To be an official French dip sandwich, you should use French bread. This sandwich did not originate in France, but gets its name from the type of bread it is served on. You can use whatever type of bread you like, but I like to use a crusty, hearty bread that will hold up when you dip the sandwich in the au jus.
I also like to add slices of provolone cheese to the bread and toast it under the broiler for a few minutes to melt the cheese and lightly brown the bread. At times when we don’t have cheese, we spread the bread with a bit of garlic butter before broiling. Just delicious!
What Can I Do With Leftover Au Jus?
I always end up with leftover au jus. If you do too, you can use it to make French onion soup, a delicious gravy, add it to beef stew or even to soup. You can easily freeze the au jus until I time when you need it!

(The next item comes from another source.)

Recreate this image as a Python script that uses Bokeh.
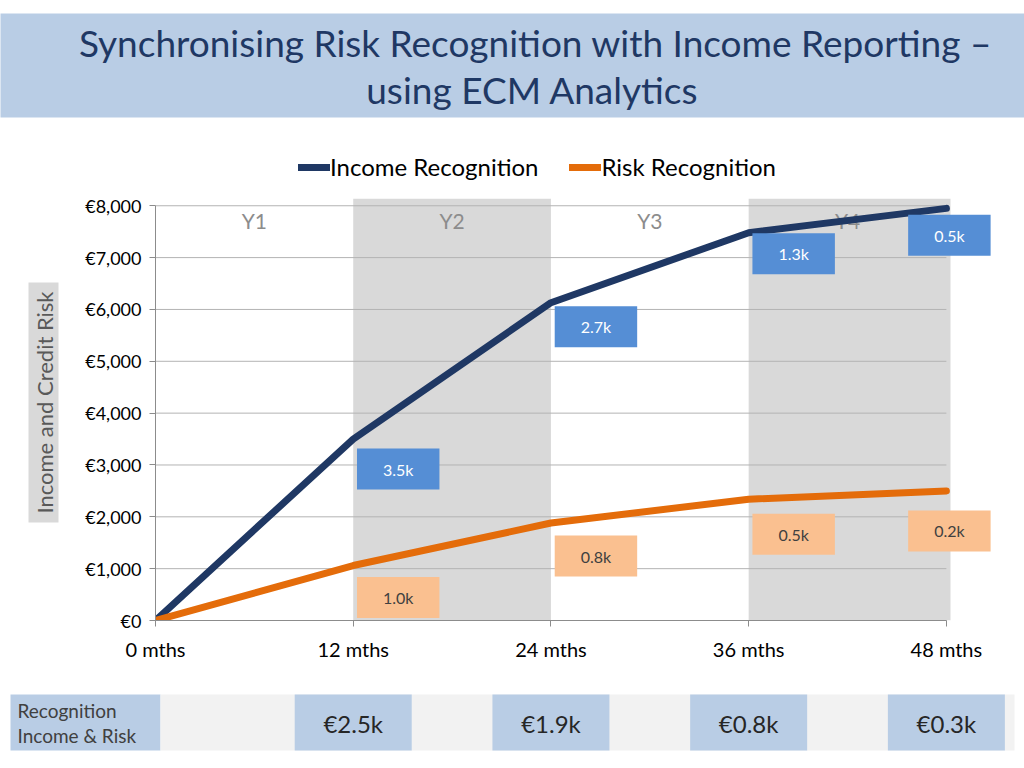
from bokeh.plotting import figure
from bokeh.layouts import column, row
from bokeh.models import Range1d, FixedTicker, Legend, LegendItem, ColumnDataSource
from bokeh.core.properties import value
from bokeh.embed import file_html
from bokeh.resources import INLINE

# ---------------- data ----------------
months = [0, 12, 24, 36, 48]
x_tick_labels = ["0 mths", "12 mths", "24 mths", "36 mths", "48 mths"]
income = [0, 3500, 6130, 7480, 7950]
risk = [0, 1060, 1880, 2340, 2500]
income_labels = ["3.5k", "2.7k", "1.3k", "0.5k"]
risk_labels = ["1.0k", "0.8k", "0.5k", "0.2k"]
years = ["Y1", "Y2", "Y3", "Y4"]
year_mid = [6, 18, 30, 42]
shaded_start = [12, 36]
shaded_end = [24, 48]
y_ticks = [0, 1000, 2000, 3000, 4000, 5000, 6000, 7000, 8000]
y_tick_labels = ["€0", "€1,000", "€2,000", "€3,000", "€4,000", "€5,000", "€6,000", "€7,000", "€8,000"]
net_labels = ["€2.5k", "€1.9k", "€0.8k", "€0.3k"]
net_months = [12, 24, 36, 48]
title_lines = ["Synchronising Risk Recognition with Income Reporting –", "using ECM Analytics"]
y_title = "Income and Credit Risk"
table_header = ["Recognition", "Income & Risk"]
series_names = ["Income Recognition", "Risk Recognition"]

# ---------------- style ----------------
FONT = "Lato"
NAVY = "#1f3864"
ORANGE = "#e46c0a"
BOX_BLUE = "#558ed5"
BOX_ORANGE = "#fac090"
BAND_BLUE = "#b9cde5"
SHADE = "#d9d9d9"

PAGE_W = 1024
X_EDGE = 48.25          # right edge of the chart area (shading / gridlines)
Y_END = 8140
FRAME_LEFT = 155
PX_PER_MONTH = (950 - FRAME_LEFT) / X_EDGE
FRAME_RIGHT = 1002      # frame is wider so that the last data labels are not clipped
X_END = (FRAME_RIGHT - FRAME_LEFT) / PX_PER_MONTH
ROW_TOP = 188
FRAME_TOP = 198
FRAME_BOTTOM = 620


def blank(fig):
    fig.axis.visible = False
    fig.grid.visible = False
    fig.outline_line_color = None
    return fig


# ---------------- title figure ----------------
t = blank(figure(width=PAGE_W, height=120, x_range=Range1d(0, PAGE_W), y_range=Range1d(120, 0),
                 output_backend="svg", toolbar_location=None, min_border=0))
t.quad(left=[-10], right=[PAGE_W + 10], top=[13], bottom=[117], fill_color=BAND_BLUE, line_color=None)
t.text(x=[PAGE_W / 2 + 23, PAGE_W / 2 + 20], y=[42, 89], text=title_lines,
       text_font=value(FONT), text_font_size="37px", text_color=NAVY,
       text_align="center", text_baseline="middle")

# ---------------- legend figure ----------------
lg = blank(figure(width=PAGE_W, height=ROW_TOP - 120, x_range=Range1d(0, 1), y_range=Range1d(0, 1),
                  output_backend="svg", toolbar_location=None, min_border=0))
l_inc = lg.line(x=[-5, -4], y=[-5, -4], line_color=NAVY, line_width=7, line_cap="round")
l_risk = lg.line(x=[-5, -4], y=[-5, -4], line_color=ORANGE, line_width=7, line_cap="round")
legend = Legend(items=[LegendItem(label=series_names[0], renderers=[l_inc]),
                       LegendItem(label=series_names[1], renderers=[l_risk])],
                orientation="horizontal", location=(298, 7),
                label_text_font=FONT, label_text_font_size="24px", label_text_color="black",
                glyph_width=32, label_standoff=0, spacing=31, padding=0, margin=0,
                border_line_color=None, background_fill_alpha=0)
lg.add_layout(legend)

# ---------------- y-axis title figure (its frame is aligned with the chart frame) ----------------
yl = blank(figure(width=60, height=500, x_range=Range1d(0, 60), y_range=Range1d(FRAME_BOTTOM, FRAME_TOP),
                  output_backend="svg", toolbar_location=None, min_border=0))
yl.quad(left=[28], right=[58], top=[282], bottom=[522], fill_color=SHADE, line_color=None)
yl.text(x=[44], y=[402], text=[y_title], angle=1.5708, text_font=value(FONT),
        text_font_size="22px", text_color="#595959", text_align="center", text_baseline="middle")

# ---------------- main chart ----------------
p = figure(width=PAGE_W - 60, height=500, x_range=Range1d(0, X_END), y_range=Range1d(0, Y_END),
           output_backend="svg", toolbar_location=None,
           min_border_left=FRAME_LEFT - 60, min_border_right=PAGE_W - FRAME_RIGHT,
           min_border_top=FRAME_TOP - ROW_TOP, min_border_bottom=ROW_TOP + 500 - FRAME_BOTTOM)
p.outline_line_color = None
p.background_fill_color = "white"
p.grid.visible = False

p.quad(left=shaded_start, right=[shaded_end[0], X_EDGE], bottom=[0, 0], top=[Y_END, Y_END],
       fill_color=SHADE, line_color=None, level="image")
p.segment(x0=[0] * len(y_ticks), x1=[X_EDGE - 0.25] * len(y_ticks), y0=y_ticks, y1=y_ticks,
          line_color="#b3b3b3", line_width=1, level="underlay")

p.yaxis.ticker = FixedTicker(ticks=y_ticks)
p.yaxis.major_label_overrides = dict(zip(y_ticks, y_tick_labels))
p.yaxis.bounds = (0, 8000)
p.xaxis.ticker = FixedTicker(ticks=months)
p.xaxis.major_label_overrides = dict(zip(months, x_tick_labels))
p.xaxis.bounds = (0, 48)
for ax in (p.xaxis, p.yaxis):
    ax.axis_line_color = "#8c8c8c"
    ax.major_tick_line_color = "#8c8c8c"
    ax.major_tick_out = 6
    ax.major_tick_in = 0
    ax.minor_tick_line_color = None
    ax.major_label_text_font = FONT
    ax.major_label_text_color = "black"
p.yaxis.major_label_text_font_size = "18px"
p.yaxis.major_label_standoff = 8
p.xaxis.major_label_text_font_size = "20px"
p.xaxis.major_label_standoff = 10

p.text(x=year_mid, y=[7720] * 4, text=years, text_font=value(FONT), text_font_size="21px",
       text_color="#8c8c8c", text_align="center", text_baseline="middle")

p.line(months, income, line_color=NAVY, line_width=7, line_join="round", line_cap="round")
p.line(months, risk, line_color=ORANGE, line_width=7, line_join="round", line_cap="round")

inc_src = ColumnDataSource(dict(x=months[1:], y=income[1:], t=income_labels,
                                xo=[45, 45, 45, 3], yo=[30, 24, 21, 27]))
p.text(x="x", y="y", text="t", source=inc_src, x_offset="xo", y_offset="yo",
       text_font=value(FONT), text_font_size="16px", text_color="white",
       text_align="center", text_baseline="middle",
       background_fill_color=BOX_BLUE, padding=(26, 11))
risk_src = ColumnDataSource(dict(x=months[1:], y=risk[1:], t=risk_labels,
                                 xo=[45, 45, 45, 3], yo=[32, 33, 35, 40]))
p.text(x="x", y="y", text="t", source=risk_src, x_offset="xo", y_offset="yo",
       text_font=value(FONT), text_font_size="16px", text_color="#404040",
       text_align="center", text_baseline="middle",
       background_fill_color=BOX_ORANGE, padding=(26, 11))

# ---------------- bottom table ----------------
x0 = -FRAME_LEFT / PX_PER_MONTH
x1 = x0 + PAGE_W / PX_PER_MONTH
tb = blank(figure(width=PAGE_W, height=80, x_range=Range1d(x0, x1), y_range=Range1d(80, 0),
                  output_backend="svg", toolbar_location=None, min_border=0))
hdr_right = x0 + 160 / PX_PER_MONTH
tb.quad(left=[x0 + 10 / PX_PER_MONTH], right=[hdr_right], top=[6], bottom=[62], fill_color=BAND_BLUE, line_color=None)
tb.quad(left=[hdr_right], right=[x0 + 1014 / PX_PER_MONTH], top=[6], bottom=[62], fill_color="#f2f2f2", line_color=None)
cell_w = 117 / PX_PER_MONTH
tb.quad(left=[m - cell_w / 2 for m in net_months], right=[m + cell_w / 2 for m in net_months],
        top=[6] * 4, bottom=[62] * 4, fill_color=BAND_BLUE, line_color=None)
tb.text(x=net_months, y=[35] * 4, text=net_labels, text_font=value(FONT), text_font_size="24px",
        text_color="#262626", text_align="center", text_baseline="middle")
tb.text(x=[x0 + 17 / PX_PER_MONTH] * 2, y=[22, 47], text=table_header, text_font=value(FONT),
        text_font_size="19px", text_color="#404040", text_align="left", text_baseline="middle")

layout = column(t, lg, row(yl, p), tb)
open("out.html", "w").write(file_html(layout, INLINE))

We’re celebrating Crocktober with the Ohio Beef Council this year, sharing the importance of adding lean beef to your diet to make exercise more effective and even lower cholesterol. Lean beef builds strong bodies! There over 17,000 beef farming families in Ohio that are committed to providing you with safe, healthy beef. Find a beef farmer near you, search for a delicious new beef recipe and find resources with facts on nutrition all at OhioBeef.org.
French Dip Sandwiches
- 3 pounds beef chuck roast
- 10.5 ounces French onion soup (1 can)
- 10.5 ounces beef consomme (1 can)
- 10.5 ounces beef broth (1 can)
- 1 beef bouillon cube
- 8 hoagie rolls
- 16 slices provolone cheese
Place the roast in the slow cooker.
Pour the soup, consomme and broth overtop the roast.
Add the beef bouillon cube.
Cover and cook on low for 7-8 hours or until the roast is fork-tender.
Remove the beef to a plate a shred using forks.
Cut open the hoagie rolls and place them on a baking sheet. Top each roll with slices of provolone cheese.
To melt the cheese, place the baking sheet in the oven under the broiler on high for 3-4 minutes until the cheese starts to bubble. Watch this closely!
Place shredded beef on top of one half of the hoagie rolls, then top with the other half of the roll.
Serve the sandwiches warm alongside the juices from the beef for dipping.